# What the exercise asks
Copy the lines of the data below exactly, starting at the first and stopping after the line that contains "- AHU6 Supply"; include no pictures.

# Data section
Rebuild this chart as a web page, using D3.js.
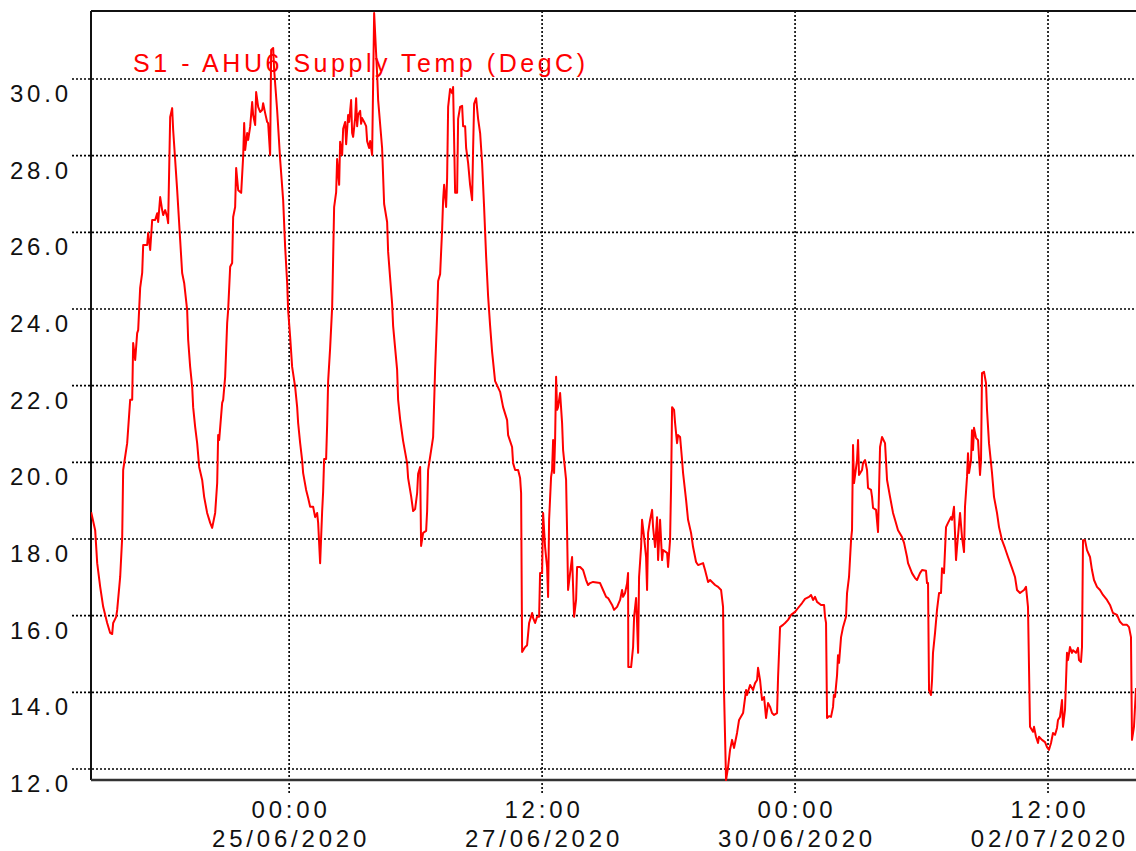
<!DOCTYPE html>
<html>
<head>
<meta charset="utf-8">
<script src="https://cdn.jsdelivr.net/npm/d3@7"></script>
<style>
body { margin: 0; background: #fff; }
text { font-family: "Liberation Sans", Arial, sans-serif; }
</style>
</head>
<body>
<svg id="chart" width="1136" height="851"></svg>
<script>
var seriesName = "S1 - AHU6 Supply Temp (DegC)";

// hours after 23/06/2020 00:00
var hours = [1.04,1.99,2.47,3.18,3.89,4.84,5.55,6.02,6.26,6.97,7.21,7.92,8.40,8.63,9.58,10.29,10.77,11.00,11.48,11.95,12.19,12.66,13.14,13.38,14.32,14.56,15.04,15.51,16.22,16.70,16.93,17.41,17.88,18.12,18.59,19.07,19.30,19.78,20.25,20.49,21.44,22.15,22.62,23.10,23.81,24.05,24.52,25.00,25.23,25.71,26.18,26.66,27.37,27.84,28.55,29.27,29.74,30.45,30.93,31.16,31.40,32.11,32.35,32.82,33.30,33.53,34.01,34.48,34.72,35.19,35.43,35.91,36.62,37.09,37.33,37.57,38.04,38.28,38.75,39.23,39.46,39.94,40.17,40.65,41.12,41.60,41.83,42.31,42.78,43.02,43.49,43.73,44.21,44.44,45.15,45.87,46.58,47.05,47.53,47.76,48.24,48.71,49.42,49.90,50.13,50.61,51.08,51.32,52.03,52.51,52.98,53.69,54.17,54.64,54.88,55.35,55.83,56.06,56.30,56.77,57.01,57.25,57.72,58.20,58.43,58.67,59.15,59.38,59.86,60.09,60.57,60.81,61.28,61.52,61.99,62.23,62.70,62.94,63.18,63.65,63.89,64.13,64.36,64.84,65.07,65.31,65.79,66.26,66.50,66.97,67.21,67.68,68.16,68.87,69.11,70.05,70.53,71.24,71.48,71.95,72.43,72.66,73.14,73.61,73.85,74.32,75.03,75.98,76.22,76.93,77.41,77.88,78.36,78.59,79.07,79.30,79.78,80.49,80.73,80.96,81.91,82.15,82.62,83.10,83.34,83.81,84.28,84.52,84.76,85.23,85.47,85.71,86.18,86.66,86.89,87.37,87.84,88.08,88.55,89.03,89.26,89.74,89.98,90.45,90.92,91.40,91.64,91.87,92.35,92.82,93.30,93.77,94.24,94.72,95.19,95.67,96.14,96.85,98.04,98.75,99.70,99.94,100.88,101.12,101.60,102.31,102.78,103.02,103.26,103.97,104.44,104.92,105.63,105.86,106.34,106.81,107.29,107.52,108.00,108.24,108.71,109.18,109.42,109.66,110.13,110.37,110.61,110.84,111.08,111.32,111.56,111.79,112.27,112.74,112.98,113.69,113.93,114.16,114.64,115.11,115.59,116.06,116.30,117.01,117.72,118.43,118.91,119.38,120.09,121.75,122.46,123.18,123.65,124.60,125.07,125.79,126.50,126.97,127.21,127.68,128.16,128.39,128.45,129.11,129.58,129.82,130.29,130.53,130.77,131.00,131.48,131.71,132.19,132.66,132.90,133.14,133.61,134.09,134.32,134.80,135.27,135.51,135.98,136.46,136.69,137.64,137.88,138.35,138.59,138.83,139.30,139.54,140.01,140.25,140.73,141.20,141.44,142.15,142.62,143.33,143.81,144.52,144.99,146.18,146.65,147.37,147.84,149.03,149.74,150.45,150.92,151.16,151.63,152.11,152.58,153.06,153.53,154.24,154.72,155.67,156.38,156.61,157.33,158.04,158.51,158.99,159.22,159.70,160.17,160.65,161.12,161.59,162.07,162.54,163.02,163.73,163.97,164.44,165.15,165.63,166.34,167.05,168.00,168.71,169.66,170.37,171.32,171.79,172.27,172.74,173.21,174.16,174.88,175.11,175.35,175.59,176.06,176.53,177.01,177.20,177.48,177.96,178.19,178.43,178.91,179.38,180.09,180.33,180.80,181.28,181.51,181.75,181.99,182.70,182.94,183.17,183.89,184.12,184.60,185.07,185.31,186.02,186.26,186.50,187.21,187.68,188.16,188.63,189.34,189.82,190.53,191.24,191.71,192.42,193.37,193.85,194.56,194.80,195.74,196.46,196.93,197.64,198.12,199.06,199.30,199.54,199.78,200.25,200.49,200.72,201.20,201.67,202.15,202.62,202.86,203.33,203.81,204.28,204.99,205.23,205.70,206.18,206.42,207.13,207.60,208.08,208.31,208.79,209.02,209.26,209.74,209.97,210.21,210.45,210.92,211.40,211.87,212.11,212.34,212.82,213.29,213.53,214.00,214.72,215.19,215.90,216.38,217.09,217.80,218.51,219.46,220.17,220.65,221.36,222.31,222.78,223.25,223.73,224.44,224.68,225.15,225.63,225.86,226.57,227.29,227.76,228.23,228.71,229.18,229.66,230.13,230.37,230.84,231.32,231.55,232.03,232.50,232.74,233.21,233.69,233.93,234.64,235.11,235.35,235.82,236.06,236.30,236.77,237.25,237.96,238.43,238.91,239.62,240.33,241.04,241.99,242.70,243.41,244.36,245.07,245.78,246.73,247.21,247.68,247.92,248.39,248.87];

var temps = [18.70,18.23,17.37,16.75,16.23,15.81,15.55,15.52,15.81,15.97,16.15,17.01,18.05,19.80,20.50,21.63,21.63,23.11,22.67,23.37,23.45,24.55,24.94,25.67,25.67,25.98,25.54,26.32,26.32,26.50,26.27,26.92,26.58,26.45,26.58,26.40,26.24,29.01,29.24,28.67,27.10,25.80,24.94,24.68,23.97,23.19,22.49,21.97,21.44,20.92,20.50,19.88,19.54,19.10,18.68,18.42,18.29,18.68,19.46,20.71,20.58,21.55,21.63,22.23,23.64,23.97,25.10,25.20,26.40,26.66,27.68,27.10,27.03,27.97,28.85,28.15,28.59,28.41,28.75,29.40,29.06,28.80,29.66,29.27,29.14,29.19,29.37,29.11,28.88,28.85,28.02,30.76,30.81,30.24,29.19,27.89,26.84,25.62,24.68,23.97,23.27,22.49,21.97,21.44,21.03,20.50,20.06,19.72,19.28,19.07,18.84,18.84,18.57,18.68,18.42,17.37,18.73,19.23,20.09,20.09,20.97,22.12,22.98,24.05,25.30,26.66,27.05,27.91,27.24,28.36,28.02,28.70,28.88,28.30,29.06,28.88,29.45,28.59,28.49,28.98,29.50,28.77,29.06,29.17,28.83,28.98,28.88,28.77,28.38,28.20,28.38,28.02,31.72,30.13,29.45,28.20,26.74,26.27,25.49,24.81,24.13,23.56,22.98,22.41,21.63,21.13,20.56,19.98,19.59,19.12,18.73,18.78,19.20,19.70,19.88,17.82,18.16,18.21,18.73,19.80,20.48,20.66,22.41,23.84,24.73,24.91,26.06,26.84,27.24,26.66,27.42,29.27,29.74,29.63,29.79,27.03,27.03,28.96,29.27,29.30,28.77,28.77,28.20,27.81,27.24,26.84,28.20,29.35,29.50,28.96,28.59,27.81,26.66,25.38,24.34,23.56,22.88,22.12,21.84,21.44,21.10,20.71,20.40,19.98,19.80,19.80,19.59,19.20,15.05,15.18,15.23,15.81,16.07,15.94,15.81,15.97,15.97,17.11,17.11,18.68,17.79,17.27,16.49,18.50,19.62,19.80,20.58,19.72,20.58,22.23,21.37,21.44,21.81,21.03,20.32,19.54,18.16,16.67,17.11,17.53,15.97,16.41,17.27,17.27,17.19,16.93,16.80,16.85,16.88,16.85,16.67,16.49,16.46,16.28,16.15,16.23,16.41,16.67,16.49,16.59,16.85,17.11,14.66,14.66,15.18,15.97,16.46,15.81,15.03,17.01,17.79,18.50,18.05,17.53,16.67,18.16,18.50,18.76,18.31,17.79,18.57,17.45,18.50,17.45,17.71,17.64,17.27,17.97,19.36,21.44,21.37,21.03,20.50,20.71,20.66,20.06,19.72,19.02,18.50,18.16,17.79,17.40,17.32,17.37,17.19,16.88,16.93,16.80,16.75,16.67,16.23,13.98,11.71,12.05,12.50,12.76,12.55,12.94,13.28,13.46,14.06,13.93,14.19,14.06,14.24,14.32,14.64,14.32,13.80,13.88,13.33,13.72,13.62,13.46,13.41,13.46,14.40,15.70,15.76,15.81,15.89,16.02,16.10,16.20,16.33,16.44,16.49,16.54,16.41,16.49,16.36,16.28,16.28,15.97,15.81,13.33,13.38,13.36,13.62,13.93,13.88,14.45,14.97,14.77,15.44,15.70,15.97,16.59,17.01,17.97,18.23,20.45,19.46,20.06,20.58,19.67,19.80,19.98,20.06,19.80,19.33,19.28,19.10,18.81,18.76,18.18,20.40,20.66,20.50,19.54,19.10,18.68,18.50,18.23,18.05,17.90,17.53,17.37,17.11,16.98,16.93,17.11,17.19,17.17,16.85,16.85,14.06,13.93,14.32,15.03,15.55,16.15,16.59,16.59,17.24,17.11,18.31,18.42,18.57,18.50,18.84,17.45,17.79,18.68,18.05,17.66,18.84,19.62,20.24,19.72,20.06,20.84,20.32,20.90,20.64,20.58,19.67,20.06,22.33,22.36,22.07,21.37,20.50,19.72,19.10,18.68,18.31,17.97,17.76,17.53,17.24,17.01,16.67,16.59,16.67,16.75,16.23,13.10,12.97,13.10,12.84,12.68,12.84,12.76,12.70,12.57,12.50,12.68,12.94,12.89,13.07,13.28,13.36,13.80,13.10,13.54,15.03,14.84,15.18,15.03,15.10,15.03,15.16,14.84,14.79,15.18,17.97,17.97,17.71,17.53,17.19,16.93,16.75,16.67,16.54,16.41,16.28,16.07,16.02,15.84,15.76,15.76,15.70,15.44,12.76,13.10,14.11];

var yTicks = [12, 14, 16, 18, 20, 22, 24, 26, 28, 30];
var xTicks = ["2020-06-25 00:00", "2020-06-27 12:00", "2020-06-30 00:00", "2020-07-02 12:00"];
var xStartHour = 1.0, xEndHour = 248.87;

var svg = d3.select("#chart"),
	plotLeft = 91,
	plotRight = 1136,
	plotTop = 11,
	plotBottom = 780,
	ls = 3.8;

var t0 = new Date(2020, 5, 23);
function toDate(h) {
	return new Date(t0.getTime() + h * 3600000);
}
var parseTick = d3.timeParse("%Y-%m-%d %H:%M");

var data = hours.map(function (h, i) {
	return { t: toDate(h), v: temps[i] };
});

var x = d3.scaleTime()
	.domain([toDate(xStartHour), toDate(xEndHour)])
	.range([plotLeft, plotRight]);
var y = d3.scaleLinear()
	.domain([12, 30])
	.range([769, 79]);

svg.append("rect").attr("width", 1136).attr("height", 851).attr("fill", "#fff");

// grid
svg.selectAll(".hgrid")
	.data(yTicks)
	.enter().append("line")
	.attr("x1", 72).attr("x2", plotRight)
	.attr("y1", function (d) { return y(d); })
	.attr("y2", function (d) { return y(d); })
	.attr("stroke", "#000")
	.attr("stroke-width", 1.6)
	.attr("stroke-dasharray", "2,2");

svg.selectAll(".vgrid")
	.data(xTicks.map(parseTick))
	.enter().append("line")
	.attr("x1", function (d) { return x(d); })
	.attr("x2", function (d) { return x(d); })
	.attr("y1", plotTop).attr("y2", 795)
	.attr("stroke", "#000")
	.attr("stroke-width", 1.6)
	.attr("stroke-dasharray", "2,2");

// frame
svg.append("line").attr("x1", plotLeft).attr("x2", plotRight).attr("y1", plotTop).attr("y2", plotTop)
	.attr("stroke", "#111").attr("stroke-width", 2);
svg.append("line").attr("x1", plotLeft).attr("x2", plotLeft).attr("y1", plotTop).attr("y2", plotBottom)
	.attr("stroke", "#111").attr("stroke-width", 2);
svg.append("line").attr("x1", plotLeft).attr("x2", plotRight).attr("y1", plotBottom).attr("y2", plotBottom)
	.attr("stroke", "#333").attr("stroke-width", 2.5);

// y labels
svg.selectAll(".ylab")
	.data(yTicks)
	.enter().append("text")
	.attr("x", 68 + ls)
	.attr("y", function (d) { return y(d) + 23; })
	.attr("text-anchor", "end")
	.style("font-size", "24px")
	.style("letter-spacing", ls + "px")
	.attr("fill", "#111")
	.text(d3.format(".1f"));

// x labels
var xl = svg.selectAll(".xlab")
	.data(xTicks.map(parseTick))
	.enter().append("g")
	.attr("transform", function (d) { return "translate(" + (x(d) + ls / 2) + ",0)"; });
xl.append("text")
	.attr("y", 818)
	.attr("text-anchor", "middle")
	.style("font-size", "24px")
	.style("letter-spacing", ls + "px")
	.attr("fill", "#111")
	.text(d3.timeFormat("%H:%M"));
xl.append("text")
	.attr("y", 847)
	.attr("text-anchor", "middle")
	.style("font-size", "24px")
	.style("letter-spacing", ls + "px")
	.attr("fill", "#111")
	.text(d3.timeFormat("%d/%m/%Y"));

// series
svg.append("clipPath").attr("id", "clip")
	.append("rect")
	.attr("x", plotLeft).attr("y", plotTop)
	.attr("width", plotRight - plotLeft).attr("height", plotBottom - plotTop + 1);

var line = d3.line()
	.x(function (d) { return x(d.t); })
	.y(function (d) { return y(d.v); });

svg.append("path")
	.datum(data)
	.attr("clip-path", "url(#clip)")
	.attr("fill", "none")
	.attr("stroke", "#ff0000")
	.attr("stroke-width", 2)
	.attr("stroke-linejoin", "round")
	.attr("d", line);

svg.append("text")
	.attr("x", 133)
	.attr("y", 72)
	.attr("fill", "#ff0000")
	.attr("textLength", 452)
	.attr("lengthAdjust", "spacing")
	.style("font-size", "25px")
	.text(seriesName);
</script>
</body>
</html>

# Exercise solution
Rebuild this chart as a web page, using D3.js.
<!DOCTYPE html>
<html>
<head>
<meta charset="utf-8">
<script src="https://cdn.jsdelivr.net/npm/d3@7"></script>
<style>
body { margin: 0; background: #fff; }
text { font-family: "Liberation Sans", Arial, sans-serif; }
</style>
</head>
<body>
<svg id="chart" width="1136" height="851"></svg>
<script>
var seriesName = "S1 - AHU6 Supply Temp (DegC)";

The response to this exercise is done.